The program will use "red team, blue team" exercises to conduct an "at-length evaluation of U.S. climate science," the official said, referring to a concept developed by the military to identify vulnerabilities in field operations.

"The administrator believes that we will be able to recruit the best in the fields which study climate and will organize a specific process in which these individuals ... provide back-and-forth critique of specific new reports on climate science," the source said.

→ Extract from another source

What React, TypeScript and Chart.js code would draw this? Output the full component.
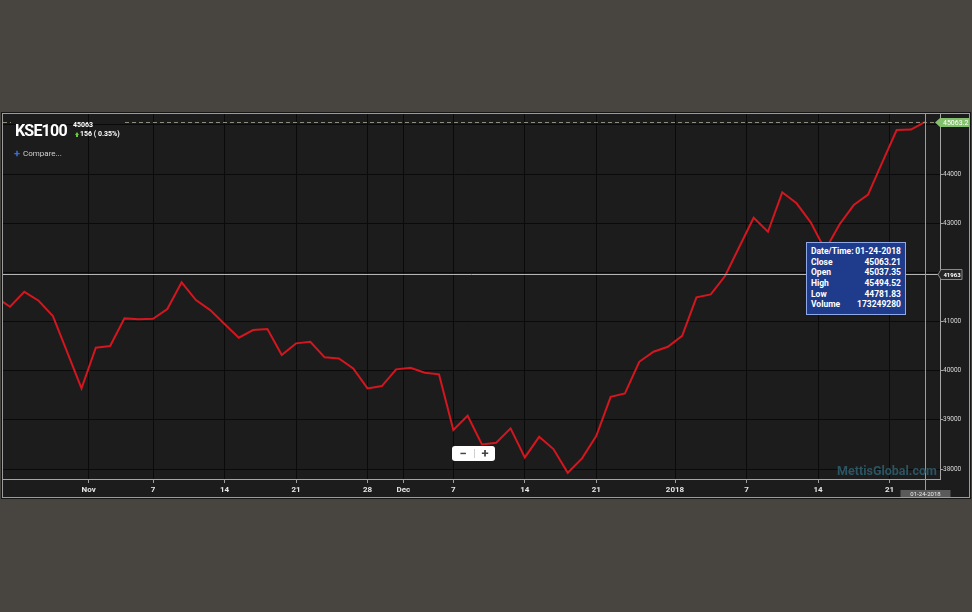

The good news about this is the same as part of the bad news: a combination of law and court decisions requires the EPA to regulate carbon dioxide emissions. The good of this, such as it is, is that I am confident that science does not support the doomsday scenarios used to justify the severe rationing of the fossil fuels our economy requires. The bad news is that the law straitjackets the government into doing this when rationing fuel isn't at all one of its proper purposes. Stand by for this discussion to dominate the news and countless bull sessions among non-experts on both sides of the discussion -- and just wait for warmists to nitpick every point or dismiss findings they don't like altogether.) This will be a shame since the conversation we really need should move beyond this circumscribed question in two important ways: (1) Regarding the question of fossil fuels, we should, as energy activist Alex Epstein has pointed out, discuss all of the positives of continuing to use fossil fuels and all of the negatives of reducing their use. (Likewise for alternative fuels.) Note that positives of fossil fuels and negatives of alternatives are strangely absent or downplayed in most discussions. (2) We should also be having a discussion about the proper role of government. This is scarcely happening at all, with everyone on both sides of this debate assuming that the government ought to do something or not just on the basis of the scientific question -- and without regard to the proper purpose of the government or the larger context of the rest of our knowledge about energy.

Until and unless our conversation about the EPA is only about how we will abolish it, we are nowhere near winning this war on industrial civilization disguised as a scientific debate.